In Antarctica, these craters function as a rest stop for animals like seals who swim under the ice, giving them somewhere to come up for air. However, Campbell says researchers think there’s a lot more to them than that. He and others think the holes—because they’re warm and melt sea ice that holds carbon—also release a significant amount of carbon dioxide into the atmosphere. That makes understanding their role important for climate science.
The researchers used data from three different sources to help them better understand what’s happening with polynyas: satellite footage, sensors strapped to seals (yes, really), and drifting “float robots” that became trapped in a fortunate spot.
Automated robotic devices are crucial to understanding these holes. “We cannot go to Antarctica when the polynya opens in winter. Satellites can see that the sea ice opens, but they cannot look at the effect of this opening on the water column,” Céline Heuzé, a University of Gothenburg oceanographer who wasn’t involved in the research but did review the paper before publication, told Popular Science in an email. The robots used in this study are some of the first who can work in the icy waters of Antarctica, allowing researchers to study a place they can’t get to.
Around 200 of the float robots, which travel beneath water and ice, intermittently bobbing to the surface to transmit information, have been released by the Southern Ocean Carbon and Climate Observations and Modeling Project to drift around the ocean and under the ice. In late 2014, two of them entered the Wendell Sea, where the 1970s polynyas opened up, to study the area.
Unexpectedly, two of the floats became trapped on the Maud Rise, an underwater mountain that affects currents, says Campbell. A rotating cylinder of water positioned over the seamounts held the floats in place, he says. Most of the time the floats don’t stay put.
When a large polynya opened up there again in 2016 and again in 2017 the floats were in perfect position to send continuous data about the site. “It was just dumb luck. It was incredible,” says Campbell. “In 2017, two of them actually surfaced inside the polynya, which is a very rare occurrence.”
The team also relied on information gathered from “instrumented seals” with temperature probes glued to their heads (we told you). This kind of data collection, which has been going on for more than a decade, gave the team insight into what normal conditions in that ocean region are like, since no seals found these polynyas or surfaced within them.
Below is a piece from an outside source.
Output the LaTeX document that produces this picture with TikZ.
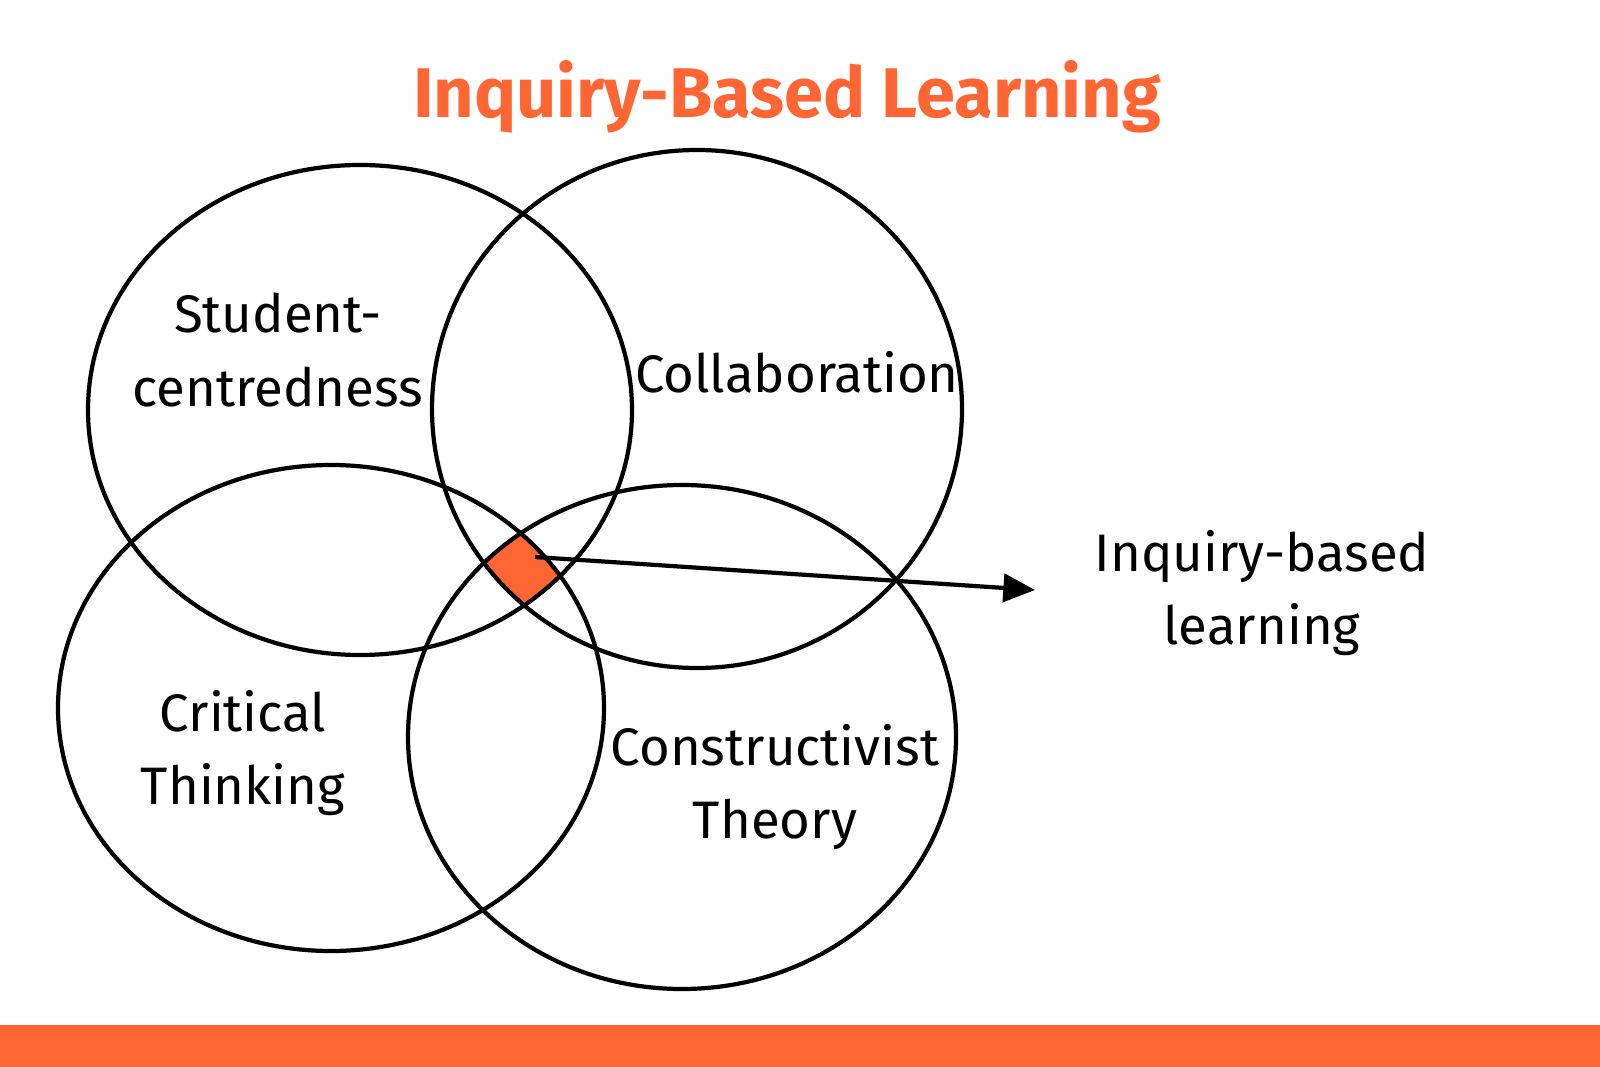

Using these two sources of data alongside satellite data, the research team was able to show evidence that deep ocean mixing—when (relatively) warm upper-ocean water and freezing, slow-moving lower-ocean water mix—occurs within them. This is significant, says Campbell, “because the deep ocean is generally a very quiet place where changes happen slowly. Within these polynyas, changes happen a lot quicker.”
“To me, this study raises even more questions than it answers,” writes Heuzé. These queries include understanding why there was a forty-year gap between the development of big polynyas in the Wendell Sea, as well as why small ones instead of large ones developed in 2018, and how all these ice holes affect atmospheric conditions in the region.
Campbell and his team are still working on some of these questions, and what they find may have a huge impact for the future of climate modeling. Currently, he says, many climate models predict polynyas happening more often than they actually are occurring in the ocean. If researchers can better figure out what conditions lead to polynyas, they could be better equipped to predict when one might form next.